3. The projectile of claim 2, wherein said opening includes a conical expansion at said forward end, and wherein said insert means includes a disk shaped insert.

4. The projectile of claim 3, wherein said disk shaped insert comprises a truncated cone having an outer surface matingly engageable with a surface of said conical expansion.

5. The projectile of claim 1, wherein said notches are formed in an outside surface of said body.

6. The projectile of claim 5, wherein said notches extend to said opening.

7. The projectile of claim 6, said projectile further including a plurality of second notches formed rearwardly of said first notches.

8. The projectile of claim 5, wherein said notches extend radially inward from said outer surface and toward but not reaching said opening.

9. The projectile of claim 8, said projectile further including a plurality of oblique cuts in said body extending radially outward from said opening.

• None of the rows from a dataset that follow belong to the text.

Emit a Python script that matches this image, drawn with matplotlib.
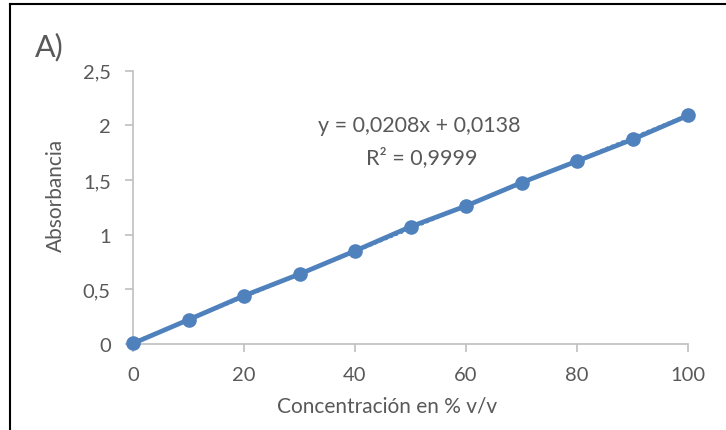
import numpy as np
import matplotlib.pyplot as plt
from matplotlib.lines import Line2D

# datos
concentracion = [0, 10, 20, 30, 40, 50, 60, 70, 80, 90, 100]
absorbancia = [0.005, 0.222, 0.441, 0.639, 0.851, 1.072, 1.262, 1.475, 1.672, 1.870, 2.089]
pendiente = 0.0208
intercepto = 0.0138
r2 = 0.9999
yticks = [0, 0.5, 1, 1.5, 2, 2.5]
xticks = [0, 20, 40, 60, 80, 100]

azul = '#4F81BD'
gris = '#595959'
plt.rcParams['font.family'] = ['Lato', 'DejaVu Sans']

fig = plt.figure(figsize=(7.26, 4.31), dpi=100)
ax = fig.add_axes([133/726, 1 - 345/431, 555/726, 273.5/431])

# linea de tendencia (punteada, debajo)
xt = np.array([concentracion[0], concentracion[-1]])
ax.plot(xt, pendiente*xt + intercepto, color=azul, lw=2, ls=(0, (1, 1)), zorder=2)
ax.plot(concentracion, absorbancia, color=azul, lw=3.4, marker='o', ms=9.5,
        zorder=3, clip_on=False)

ax.set_xlim(0, 100)
ax.set_ylim(0, 2.5)
ax.set_xticks(xticks)
ax.set_yticks(yticks)
ax.set_yticklabels([('%g' % v).replace('.', ',') for v in yticks])
ax.tick_params(axis='both', colors='#BFBFBF', labelcolor=gris, labelsize=14.5,
               direction='out', length=6, width=1.2)
ax.tick_params(axis='y', pad=10)
ax.tick_params(axis='x', pad=10)
for s in ['top', 'right']:
    ax.spines[s].set_visible(False)
for s in ['left', 'bottom']:
    ax.spines[s].set_color('#BFBFBF')
    ax.spines[s].set_linewidth(1.2)

ax.set_ylabel('Absorbancia', color=gris, fontsize=15)
ax.yaxis.set_label_coords(-0.121, 0.548)
ax.set_xlabel('Concentración en % v/v', color=gris, fontsize=15)
ax.xaxis.set_label_coords(0.458, -0.19)

ax.text(51.5, 2.0, 'y = %sx + %s' % (('%.4f' % pendiente).replace('.', ','),
                                    ('%.4f' % intercepto).replace('.', ',')),
        ha='center', va='center', color=gris, fontsize=15.5)
ax.text(52, 1.71, 'R² = %s' % ('%.4f' % r2).replace('.', ','),
        ha='center', va='center', color=gris, fontsize=15.5)

fig.text(35/726, 1 - 47/431, 'A)', color=gris, fontsize=22, va='center', ha='left')

# borde negro de la figura
fig.add_artist(Line2D([10/726, 10/726], [0, 1 - 5/431], color='black', lw=1.5))
fig.add_artist(Line2D([10/726, 1], [1 - 5/431, 1 - 5/431], color='black', lw=1.5))

fig.savefig('out.png', dpi=100)
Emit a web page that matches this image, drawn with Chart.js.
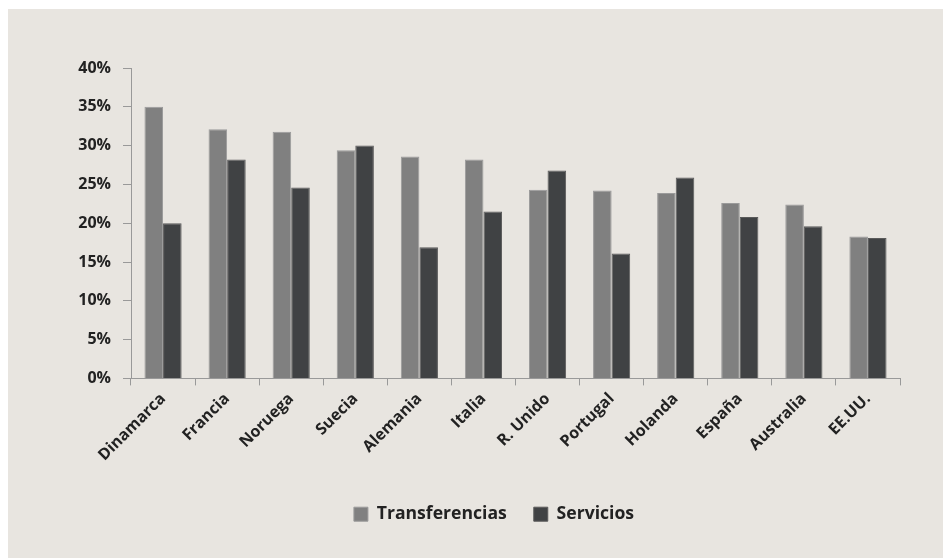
<!DOCTYPE html>
<html>
<head>
<meta charset="utf-8">
<script src="https://cdn.jsdelivr.net/npm/chart.js@4/dist/chart.umd.min.js"></script>
<style>
  html, body { margin: 0; padding: 0; background: #ffffff; }
  #wrap { position: absolute; left: 8px; top: 9px; width: 935px; height: 549px; background: #e8e5e0; }
</style>
</head>
<body>
<div id="wrap"><canvas id="chartCanvas" width="935" height="549"></canvas></div>
<script>
const paises = ['Dinamarca', 'Francia', 'Noruega', 'Suecia', 'Alemania', 'Italia',
    'R. Unido', 'Portugal', 'Holanda', 'España', 'Australia', 'EE.UU.'];
const transferencias = [35.0, 32.1, 31.8, 29.4, 28.6, 28.2, 24.3, 24.2, 23.9, 22.6, 22.4, 18.3];
const servicios = [20.0, 28.2, 24.6, 30.0, 16.9, 21.5, 26.8, 16.1, 25.9, 20.8, 19.6, 18.1];
const yTicks = [0, 5, 10, 15, 20, 25, 30, 35, 40];

const fontFamily = "'Open Sans', sans-serif";

// the legend in the picture sits a bit right of the canvas centre
const shiftLegend = {
    id: 'shiftLegend',
    afterLayout(chart) {
        chart.legend.left += 40;
        chart.legend.right += 40;
    }
};

const ctx = document.getElementById('chartCanvas').getContext('2d');
new Chart(ctx, {
    type: 'bar',
    data: {
        labels: paises,
        datasets: [{
            label: 'Transferencias',
            data: transferencias,
            backgroundColor: '#808080',
            borderColor: '#9a9a9a',
            borderWidth: 1
        }, {
            label: 'Servicios',
            data: servicios,
            backgroundColor: '#404244',
            borderColor: '#5a5a5a',
            borderWidth: 1
        }]
    },
    options: {
        responsive: false,
        animation: false,
        layout: { padding: { top: 59, right: 43, bottom: 25, left: 0 } },
        datasets: { bar: { categoryPercentage: 0.58, barPercentage: 1.0 } },
        plugins: {
            tooltip: { enabled: false },
            legend: {
                position: 'bottom',
                labels: {
                    color: '#222',
                    boxWidth: 14,
                    boxHeight: 14,
                    padding: 27,
                    font: { family: fontFamily, size: 17.6, weight: 'bold' }
                }
            }
        },
        scales: {
            x: {
                grid: { display: true, drawOnChartArea: false, color: '#999', tickLength: 7, offset: true },
                border: { color: '#999' },
                ticks: {
                    color: '#222',
                    minRotation: 45,
                    maxRotation: 45,
                    padding: 4,
                    font: { family: fontFamily, size: 16, weight: 'bold' }
                },
                afterFit: function (scale) { scale.height = 100; }
            },
            y: {
                min: 0,
                max: 40,
                afterBuildTicks: function (scale) {
                    scale.ticks = yTicks.map(v => ({ value: v }));
                },
                grid: { display: true, drawOnChartArea: false, color: '#999', tickLength: 8 },
                border: { color: '#999' },
                ticks: {
                    color: '#222',
                    padding: 12,
                    callback: v => v + '%',
                    font: { family: fontFamily, size: 16, weight: 'bold' }
                },
                afterFit: function (scale) { scale.width = 123; }
            }
        }
    },
    plugins: [shiftLegend]
});
</script>
</body>
</html>
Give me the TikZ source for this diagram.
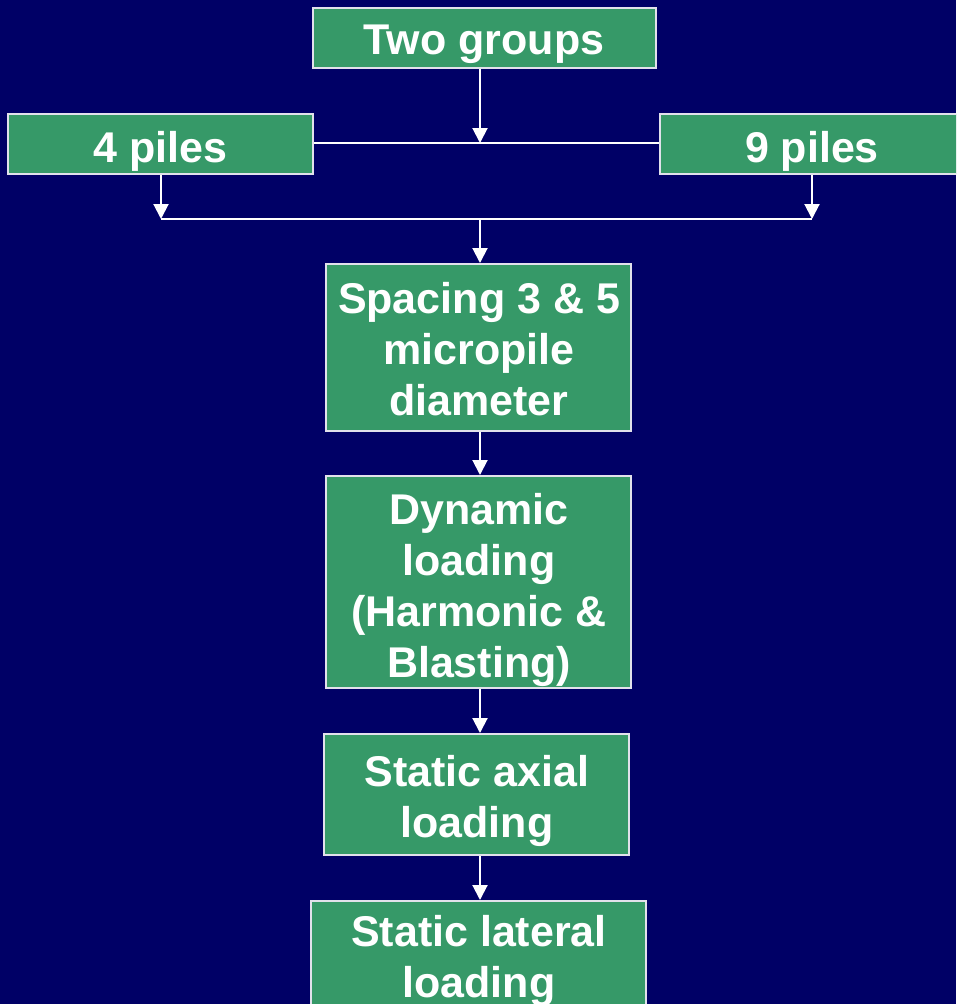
\documentclass[tikz,border=0pt]{standalone}
\usepackage{fontspec}
\setmainfont{Liberation Sans}
\usetikzlibrary{arrows.meta}
\definecolor{bgnavy}{RGB}{0,0,102}
\definecolor{boxgreen}{RGB}{54,153,104}
\definecolor{edgegray}{RGB}{225,225,235}
\tikzset{
  box/.style={draw=edgegray, line width=2pt, fill=boxgreen, inner sep=0pt},
  txt/.style={text=white, inner sep=0pt, align=center, font=\fontsize{43}{51}\selectfont\bfseries},
  link/.style={draw=white, line width=2pt},
  arr/.style={link, -{Triangle[width=15pt,length=15pt]}}
}
\begin{document}
\begin{tikzpicture}[x=1pt,y=-1pt]
\fill[bgnavy] (0,0) rectangle (956,1004);
\useasboundingbox (0,0) rectangle (956,1004);
\clip (0,0) rectangle (956,1004);
\node[box, minimum width=343pt, minimum height=60pt] (two) at (484.5,38) {};
\node[txt] (two-t) at (484,44.5) {Two groups};
\node[box, minimum width=305pt, minimum height=60pt] (p4) at (160.5,144) {};
\node[txt] (p4-t) at (160.5,151) {4 piles};
\node[box, minimum width=304pt, minimum height=60pt] (p9) at (812,144) {};
\node[txt] (p9-t) at (812,151) {9 piles};
\node[box, minimum width=305pt, minimum height=167pt] (spacing) at (478.5,347.5) {};
\node[txt] (spacing-t) at (479,349) {Spacing 3 \& 5\\micropile\\diameter};
\node[box, minimum width=305pt, minimum height=212pt] (dyn) at (478.5,582) {};
\node[txt] (dyn-t) at (479,590) {Dynamic\\loading\\(Harmonic \&\\Blasting)};
\node[box, minimum width=305pt, minimum height=121pt] (axial) at (476.5,794.5) {};
\node[txt] (axial-t) at (477,801) {Static axial\\loading};
\node[box, minimum width=335pt, minimum height=116pt, anchor=north] (lateral) at (478.5,900) {};
\node[txt] (lateral-t) at (479,961) {Static lateral\\loading};
\coordinate (j1) at (480,143);
\coordinate (j2a) at (161,219);
\coordinate (j2b) at (812,219);
\coordinate (j3) at (480,219);
\draw[link] (p4.east |- j1) -- (p9.west |- j1);
\draw[arr] (two.south -| j1) -- (j1);
\draw[link] (j2a) -- (j2b);
\draw[arr] (p4.south -| j2a) -- (j2a);
\draw[arr] (p9.south -| j2b) -- (j2b);
\draw[arr] (j3) -- (spacing.north -| j3);
\draw[arr] (spacing.south -| j3) -- (dyn.north -| j3);
\draw[arr] (dyn.south -| j3) -- (axial.north -| j3);
\draw[arr] (axial.south -| j3) -- (lateral.north -| j3);
\end{tikzpicture}
\end{document}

10. The projectile of claim 1, wherein said notches are tapered in width, the greatest width of said notches being at said forward end.

11. The projectile of claim 1, wherein said strips are generally wedge shaped in configuration.

12. The projectile of claim 2, wherein said insert means fills said center opening and has a spherical outer surface at the front of said projectile.

13. The projectile of claim 12, wherein said body is further formed with a recess in its trailing end, and filler means in said recess.

14. The projectile of claim 2, wherein said central opening extends through said body, said insert means comprises a generally spherical insert of a comparatively soft material positioned in said outer end of said opening, and plate means closing the opposite end of said opening.